The standard deviation of the sample is:
## sd = 69.06549
I will thus conduct a t-test with μ = 10, n = 282 and x̅ = 20.32
# Functions used for t-test
t.plot <- function(pop.mean=0, alternative = 'two.sided', alpha = 0.05, t.score, df,
label = 'Student t distribution',title = 't-test'){
# Creating a sample normal distribution
range <- seq(pop.mean - 4, pop.mean + 4, by = 0.001)

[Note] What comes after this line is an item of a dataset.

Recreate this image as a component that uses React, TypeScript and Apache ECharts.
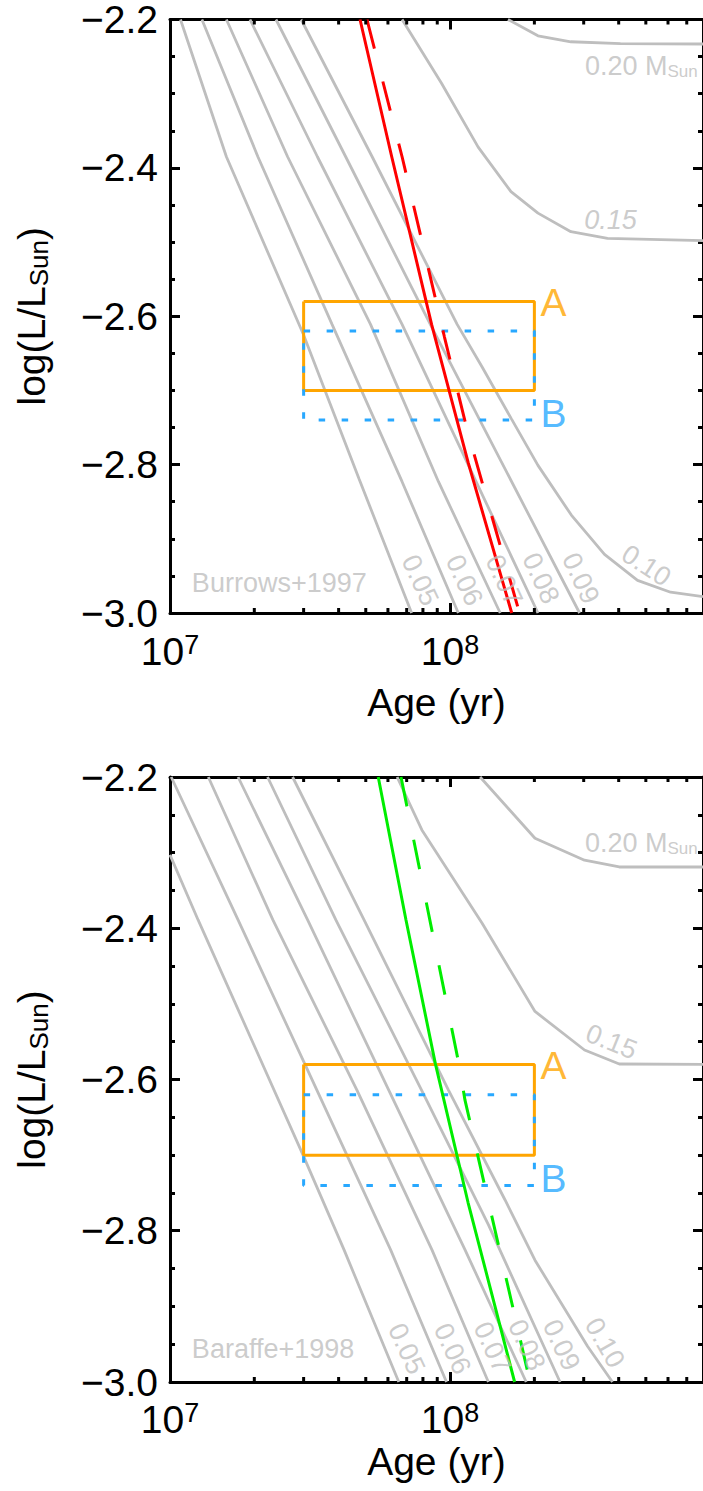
import React, { useEffect, useRef } from 'react';
import * as echarts from 'echarts';

const FONT = '"Liberation Sans", Arial, Helvetica, sans-serif';
const GRAY = '#BEBEBE';
const ORANGE = '#FFA500';
const BLUE = '#28A8FF';
const RED = '#FF0000';
const GREEN = '#00EE00';

// Axis ranges
const AGE_MIN = 1e7;
const AGE_MAX = 8e8;
const LOGL_MIN = -3.0;
const LOGL_MAX = -2.2;
const LOGL_STEP = 0.2;
const minorAges = [2e7, 3e7, 4e7, 5e7, 6e7, 7e7, 8e7, 9e7, 2e8, 3e8, 4e8, 5e8, 6e8, 7e8];

// Burrows+1997 mass tracks: [age (yr), log(L/Lsun)]
const burrows005 = [[1.09e7, -2.2], [1.59e7, -2.385], [2.99e7, -2.624], [4.73e7, -2.819], [7.29e7, -3.0]];
const burrows006 = [[1.30e7, -2.2], [2.06e7, -2.385], [3.79e7, -2.611], [6.74e7, -2.823], [1.07e8, -3.0]];
const burrows007 = [[1.59e7, -2.2], [2.63e7, -2.385], [5.20e7, -2.611], [9.09e7, -2.823], [1.51e8, -3.0]];
const burrows008 = [[1.93e7, -2.2], [3.36e7, -2.385], [6.74e7, -2.611], [2.06e8, -3.0]];
const burrows009 = [[2.39e7, -2.2], [4.24e7, -2.385], [8.50e7, -2.611], [2.90e8, -3.0]];
const burrows010 = [[2.94e7, -2.2], [5.27e7, -2.385], [1.06e8, -2.611], [1.30e8, -2.668], [1.66e8, -2.739], [2.06e8, -2.801], [2.71e8, -2.868], [3.56e8, -2.921], [4.67e8, -2.956], [6.13e8, -2.972], [8.0e8, -2.978]];
const burrows015 = [[6.74e7, -2.2], [9.32e7, -2.286], [1.26e8, -2.372], [1.65e8, -2.432], [2.06e8, -2.461], [2.70e8, -2.486], [3.65e8, -2.495], [8.0e8, -2.498]];
const burrows020 = [[1.61e8, -2.2], [2.06e8, -2.222], [2.70e8, -2.230], [4.06e8, -2.2325], [8.0e8, -2.233]];
const burrowsRedSolid = [[4.77e7, -2.2], [6.19e7, -2.385], [8.59e7, -2.611], [1.16e8, -2.797], [1.66e8, -3.0]];
const burrowsRedDashed = [[5.05e7, -2.2], [6.74e7, -2.385], [9.55e7, -2.628], [1.15e8, -2.753], [1.77e8, -3.0]];

// Baraffe+1998 mass tracks
const baraffe005 = [[1.00e7, -2.303], [1.26e7, -2.389], [2.97e7, -2.698], [4.18e7, -2.825], [6.56e7, -3.0]];
const baraffe006 = [[1.01e7, -2.2], [1.75e7, -2.389], [3.06e7, -2.583], [6.13e7, -2.825], [9.71e7, -3.0]];
const baraffe007 = [[1.37e7, -2.2], [2.33e7, -2.389], [4.65e7, -2.614], [8.61e7, -2.825], [1.37e8, -3.0]];
const baraffe008 = [[1.75e7, -2.2], [3.10e7, -2.389], [6.04e7, -2.614], [1.13e8, -2.825], [1.87e8, -3.0]];
const baraffe009 = [[2.23e7, -2.2], [3.91e7, -2.389], [7.91e7, -2.614], [1.37e8, -2.792], [2.47e8, -3.0]];
const baraffe010 = [[2.74e7, -2.2], [4.93e7, -2.389], [9.87e7, -2.614], [1.57e8, -2.759], [2.01e8, -2.839], [3.10e8, -2.953], [3.80e8, -3.0]];
const baraffe015 = [[6.47e7, -2.2], [7.93e7, -2.270], [1.30e8, -2.393], [2.01e8, -2.510], [3.02e8, -2.561], [4.02e8, -2.5795], [8.0e8, -2.58]];
const baraffe020 = [[1.28e8, -2.2], [2.01e8, -2.281], [3.02e8, -2.310], [4.02e8, -2.319], [8.0e8, -2.319]];
const baraffeGreenSolid = [[5.54e7, -2.2], [6.96e7, -2.389], [8.86e7, -2.579], [1.16e8, -2.763], [1.70e8, -3.0]];
const baraffeGreenDashed = [[6.68e7, -2.2], [1.08e8, -2.583], [1.13e8, -2.627], [1.93e8, -3.0]];

// Boxes A and B: age range and log L range
const boxAges = [3e7, 2e8];
const boxALogL = [-2.70, -2.58];
const boxBLogL = [-2.74, -2.62];

// Annotation anchors (age, logL)
const burrowsLabels = [
  { text: '0.05', age: 7.82e7, logL: -2.956, angle: -65 },
  { text: '0.06', age: 1.125e8, logL: -2.956, angle: -65 },
  { text: '0.07', age: 1.56e8, logL: -2.956, angle: -65 },
  { text: '0.08', age: 2.11e8, logL: -2.953, angle: -65 },
  { text: '0.09', age: 2.93e8, logL: -2.953, angle: -65 },
  { text: '0.10', age: 5.02e8, logL: -2.936, angle: -33 },
  { text: '0.15', age: 3.74e8, logL: -2.470, angle: 0, italic: true },
];
const baraffeLabels = [
  { text: '0.05', age: 7.0e7, logL: -2.956, angle: -65 },
  { text: '0.06', age: 1.02e8, logL: -2.956, angle: -65 },
  { text: '0.07', age: 1.415e8, logL: -2.954, angle: -65 },
  { text: '0.08', age: 1.88e8, logL: -2.951, angle: -65 },
  { text: '0.09', age: 2.5e8, logL: -2.951, angle: -65 },
  { text: '0.10', age: 3.57e8, logL: -2.948, angle: -60 },
  { text: '0.15', age: 3.77e8, logL: -2.550, angle: -22 },
];
const massTopAnchor = [[3.03e8, -2.2624], [3.03e8, -2.2873]];
const modelNames = ['Burrows+1997', 'Baraffe+1998'];
const modelAnchor = [[1.197e7, -2.9595], [1.197e7, -2.956]];
const boxLabelAnchorA = [2e8, -2.5815];
const boxLabelAnchorB = [2e8, -2.731];

const panels = [
  { top: 10.5, height: 602.5, labelMargin: 18.5, nameGap: 69.5 },
  { top: 777, height: 605, labelMargin: 17, nameGap: 60 },
];

function boxPolygon(ages: number[], logL: number[]) {
  return [
    [ages[0], logL[1]], [ages[1], logL[1]], [ages[1], logL[0]], [ages[0], logL[0]], [ages[0], logL[1]],
  ];
}

function buildOption() {
  const grids: any[] = [];
  const xAxes: any[] = [];
  const yAxes: any[] = [];
  const series: any[] = [];

  const tickStyle = { show: true, inside: true, length: 10, lineStyle: { color: '#000', width: 3 } };
  const minorStyle = { show: true, splitNumber: 4, length: 5, lineStyle: { color: '#000', width: 3 } };
  const axisLine = { show: true, onZero: false, lineStyle: { color: '#000', width: 3 } };

  panels.forEach((p, gi) => {
    grids.push({ left: 170, right: -3, top: p.top, height: p.height, containLabel: false });
    // bottom x
    xAxes.push({
      type: 'log', logBase: 10, gridIndex: gi, position: 'bottom', min: AGE_MIN, max: AGE_MAX,
      axisLine, axisTick: tickStyle, splitLine: { show: false },
      axisLabel: {
        show: true, margin: p.labelMargin, showMaxLabel: false, showMinLabel: true,
        formatter: (v: number) => '{b|10}{s|' + Math.round(Math.log10(v)) + '}',
        rich: {
          b: { fontFamily: FONT, fontSize: 39, lineHeight: 40, color: '#000' },
          s: { fontFamily: FONT, fontSize: 27, lineHeight: 21, verticalAlign: 'top', color: '#000' },
        },
      },
      name: 'Age (yr)', nameLocation: 'middle', nameGap: p.nameGap,
      nameTextStyle: { fontFamily: FONT, fontSize: 39, color: '#000' },
    });
    // top x
    xAxes.push({
      type: 'log', logBase: 10, gridIndex: gi, position: 'top', min: AGE_MIN, max: AGE_MAX,
      axisLine, axisTick: tickStyle, splitLine: { show: false }, axisLabel: { show: false },
    });
    // left y
    yAxes.push({
      type: 'value', gridIndex: gi, position: 'left', min: LOGL_MIN, max: LOGL_MAX, interval: LOGL_STEP,
      axisLine, axisTick: tickStyle, minorTick: minorStyle, splitLine: { show: false }, minorSplitLine: { show: false },
      axisLabel: {
        show: true, margin: 12, fontFamily: FONT, fontSize: 39, color: '#000',
        formatter: (v: number) => (v < 0 ? '\u2212' : '') + Math.abs(v).toFixed(1),
      },
      name: '{m|log(L/L}{s|Sun}{m|)}', nameLocation: 'middle', nameRotate: 90, nameGap: 118.5,
      nameTextStyle: {
        rich: {
          m: { fontFamily: FONT, fontSize: 39, lineHeight: 40, color: '#000' },
          s: { fontFamily: FONT, fontSize: 26, lineHeight: 19, verticalAlign: 'bottom', color: '#000' },
        },
      },
    });
    // right y
    yAxes.push({
      type: 'value', gridIndex: gi, position: 'right', min: LOGL_MIN, max: LOGL_MAX, interval: LOGL_STEP,
      axisLine, axisTick: tickStyle, minorTick: minorStyle, splitLine: { show: false }, axisLabel: { show: false },
    });

    const xi = gi * 2;
    const yi = gi * 2;
    const tracks = gi === 0
      ? [burrows005, burrows006, burrows007, burrows008, burrows009, burrows010, burrows015, burrows020]
      : [baraffe005, baraffe006, baraffe007, baraffe008, baraffe009, baraffe010, baraffe015, baraffe020];
    tracks.forEach((t) => {
      series.push({
        type: 'line', xAxisIndex: xi, yAxisIndex: yi, data: t, symbol: 'none', silent: true, z: 2,
        lineStyle: { color: GRAY, width: 2.8 },
      });
    });
    // boxes
    series.push({
      type: 'line', xAxisIndex: xi, yAxisIndex: yi, data: boxPolygon(boxAges, boxALogL), symbol: 'none', silent: true, z: 3,
      lineStyle: { color: ORANGE, width: 3 },
    });
    series.push({
      type: 'line', xAxisIndex: xi, yAxisIndex: yi, data: boxPolygon(boxAges, boxBLogL), symbol: 'none', silent: true, z: 3,
      lineStyle: { color: BLUE, width: 3, type: [6.5, 16.5] },
    });
    // age relations
    const solid = gi === 0 ? burrowsRedSolid : baraffeGreenSolid;
    const dashed = gi === 0 ? burrowsRedDashed : baraffeGreenDashed;
    const col = gi === 0 ? RED : GREEN;
    series.push({
      type: 'line', xAxisIndex: xi, yAxisIndex: yi, data: solid, symbol: 'none', silent: true, z: 4,
      lineStyle: { color: col, width: 3 },
    });
    series.push({
      type: 'line', xAxisIndex: xi, yAxisIndex: yi, data: dashed, symbol: 'none', silent: true, z: 4,
      lineStyle: { color: col, width: 3, type: [30, 34] },
    });

    // labels
    const labs = gi === 0 ? burrowsLabels : baraffeLabels;
    const labelData: any[] = labs.map((l) => ({
      value: [l.age, l.logL],
      label: {
        show: true, position: 'inside', formatter: l.text, rotate: l.angle,
        fontFamily: FONT, fontSize: 27, color: GRAY, fontStyle: (l as any).italic ? 'italic' : 'normal',
      },
    }));
    labelData.push({
      value: massTopAnchor[gi],
      label: {
        show: true, position: 'right', distance: 0, formatter: '{a|0.20 M}{b|Sun}',
        rich: {
          a: { fontFamily: FONT, fontSize: 27, lineHeight: 28, color: GRAY },
          b: { fontFamily: FONT, fontSize: 17, lineHeight: 13, verticalAlign: 'bottom', color: GRAY },
        },
      },
    });
    labelData.push({
      value: modelAnchor[gi],
      label: { show: true, position: 'right', distance: 0, formatter: modelNames[gi], fontFamily: FONT, fontSize: 27, color: GRAY },
    });
    labelData.push({
      value: boxLabelAnchorA,
      label: { show: true, position: 'right', distance: 6, formatter: 'A', fontFamily: FONT, fontSize: 39, color: ORANGE },
    });
    labelData.push({
      value: boxLabelAnchorB,
      label: { show: true, position: 'right', distance: 6, formatter: 'B', fontFamily: FONT, fontSize: 39, color: BLUE },
    });
    series.push({
      type: 'scatter', xAxisIndex: xi, yAxisIndex: yi, symbolSize: 0, silent: true, z: 5, data: labelData,
    });

    // minor log ticks on bottom and top axes
    series.push({
      type: 'custom', xAxisIndex: xi, yAxisIndex: yi, silent: true, z: 6, clip: false,
      data: minorAges.map((a) => [a, LOGL_MIN]),
      renderItem: (params: any, api: any) => {
        const v = api.value(0);
        const pb = api.coord([v, LOGL_MIN]);
        const pt = api.coord([v, LOGL_MAX]);
        const st = { stroke: '#000', lineWidth: 3 };
        return {
          type: 'group',
          children: [
            { type: 'line', shape: { x1: pb[0], y1: pb[1], x2: pb[0], y2: pb[1] - 5 }, style: st },
            { type: 'line', shape: { x1: pt[0], y1: pt[1], x2: pt[0], y2: pt[1] + 5 }, style: st },
          ],
        };
      },
    });
  });

  return {
    animation: false,
    backgroundColor: '#fff',
    grid: grids,
    xAxis: xAxes,
    yAxis: yAxes,
    series,
  };
}

export default function App() {
  const ref = useRef<HTMLDivElement>(null);
  useEffect(() => {
    if (!ref.current) return;
    const chart = echarts.init(ref.current, null, { renderer: 'svg' });
    chart.setOption(buildOption() as any);
    return () => chart.dispose();
  }, []);
  return (
    <div
      ref={ref}
      style={{ position: 'absolute', left: 0, top: 0, width: 703, height: 1491, overflow: 'hidden' }}
    />
  );
}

t.dist <- data.frame(range = range, dist = dt(x = range, ncp = pop.mean, df = df)) %>%
dplyr::mutate(H0 = case_when(alternative == 'two.sided' ~ if_else((range <= qt(p = 1-alpha/2,
ncp = pop.mean,
df = df,
lower.tail = TRUE)) &
(range >= qt(p = 1-alpha/2,
ncp = pop.mean,
df = df,
lower.tail = FALSE)),
'Retain', 'Reject'),
alternative == 'greater' ~ if_else(range <= qt(p = 1-alpha,
ncp = pop.mean,
df = df,
lower.tail = TRUE),
'Retain', 'Reject'),
alternative == 'less' ~ if_else(range >= qt(p = 1-alpha,
ncp = pop.mean,
df = df,
lower.tail = FALSE),
'Retain', 'Reject')))
# Plotting sampling distribution and x_bar value with cutoff
ggplot(data = t.dist, aes(x = range,y = dist)) +
geom_area(aes(fill = H0)) +
scale_color_manual(drop = TRUE, values = c('Retain' = "#00BFC4", 'Reject' = "#F8766D"), aesthetics = 'fill') +
geom_vline(xintercept = t.score, size = 2) +
geom_text(aes(x = t.score, label = paste0('t statistic = ', round(t.score,3)), y = mean(dist)), colour="blue", vjust = 1.2) +
labs(x = label, y='Density', title = title) +
theme_minimal()+theme(legend.position="bottom")
}
t_soln <- t.test(attendance$diff.out.time,mu = 10, alternative = 'greater')
t.plot(t.score = t_soln$statistic, df = t_soln$parameter, alternative = 'greater',
title = 'Out time difference (minutes)')
print(t_soln)
##
## One Sample t-test
##
## data: attendance$diff.out.time
## t = 2.5099 mins, df = 281, p-value = 0.006319 mins
## alternative hypothesis: true mean is greater than 10
## 95 percent confidence interval:
## 13.53538 mins Inf mins
## sample estimates:
## Time difference of 20.3227 mins
As p < α, where α = 0.05. Hence, rejecting the Null Hypothesis. Even by doing a t-test, I am rejecting the null hypothesis.